To find the answer, astronomers turned to computer modeling and even archaeological data. The results of the conducted research indicate that in the early stages of the evolution of the Solar System, rings existed on all major planets, including the Earth. At first, they consisted of remnants of protoplanetary material (“raw materials” for planet formation), then for some time they were replenished with matter ejected from planets into space during powerful meteorite impacts. But under the influence of the gravity of the Sun and the so-called tidal braking, these “protorings” gradually collapsed: they partially fell to the surface of the “parent” bodies, and partially dispersed in outer space. The powerful gravitational force of the gas giants allowed them to preserve a significant part of the matter of the rings, to which the particles formed during the meteorite bombardments of their moons were later “added” — that is why the ring systems lie in the plane of the planetary equators.

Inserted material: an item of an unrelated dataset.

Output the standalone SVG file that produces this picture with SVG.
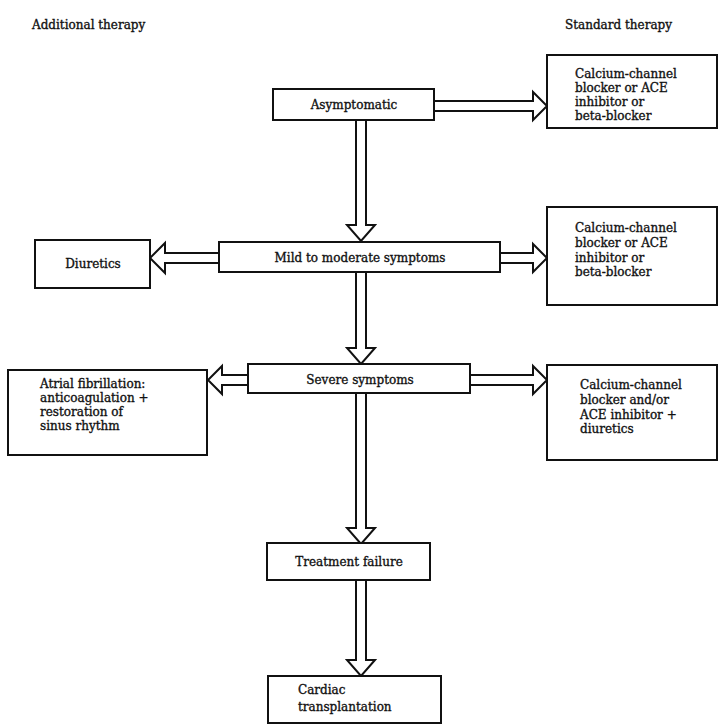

But there is another way of “ring formation”, which, apparently, took place in the case of Saturn. All moons of large planets are under the influence of tidal forces from the central body, so that the vast majority of them are constantly facing it with one side (like the Moon to the Earth). But at a sufficiently close distance, these forces become so powerful that they can simply tear a moon apart — especially if it consists of such “unreliable” material as ice. A similar possibility was calculated in the middle of the XIX century by the French astronomer Édouard Roche, therefore the maximum value of the “dangerous” radius of the orbit is now called the Roche limit. The body, from the fragments of which the Saturnian rings were formed, turned out to be not so big — its mass did not exceed 3 × 10¹⁹ kg, that is, it was more than 2.5 thousand times lighter than our Moon.
When did the “moon catastrophe” occur, which resulted in the appearance of Saturn’s famous rings? This question was answered by the Cassini spacecraft, which operated in orbit around the sixth planet from 2004 to 2017. It not only measured the mass of the brightest part of the ring system (now it is about 1.55 × 10¹⁹ kg — this corresponds to about half of the total mass of the glaciers of Antarctica), but also allowed to estimate the speed of its scattering. Knowing this speed, scientists came to the conclusion that the fatal disintegration of the moon occurred a little more than 100 million years ago. And in another hundred or a hundred and a half million years, the Saturnian rings will fade so much that they will be almost invisible from Earth when observed with optical telescopes, although in the infrared range they will “shine” much longer.
Astronomers do not expect the collapse of any more moons of giant planets yet, but approximately in 30 million years such events will unfold in the vicinity of Mars. The radius of the orbit of its largest and closest moon, Phobos, decreases by 2 cm annually, which means that at some point it will also cross the critical boundary and be destroyed by tidal forces. Afterwards, the Red Planet will receive its own ring for several million years — although not as big and bright as the current rings of Saturn, but due to its relative proximity to the Earth and the Sun, it will not be much more difficult to see it.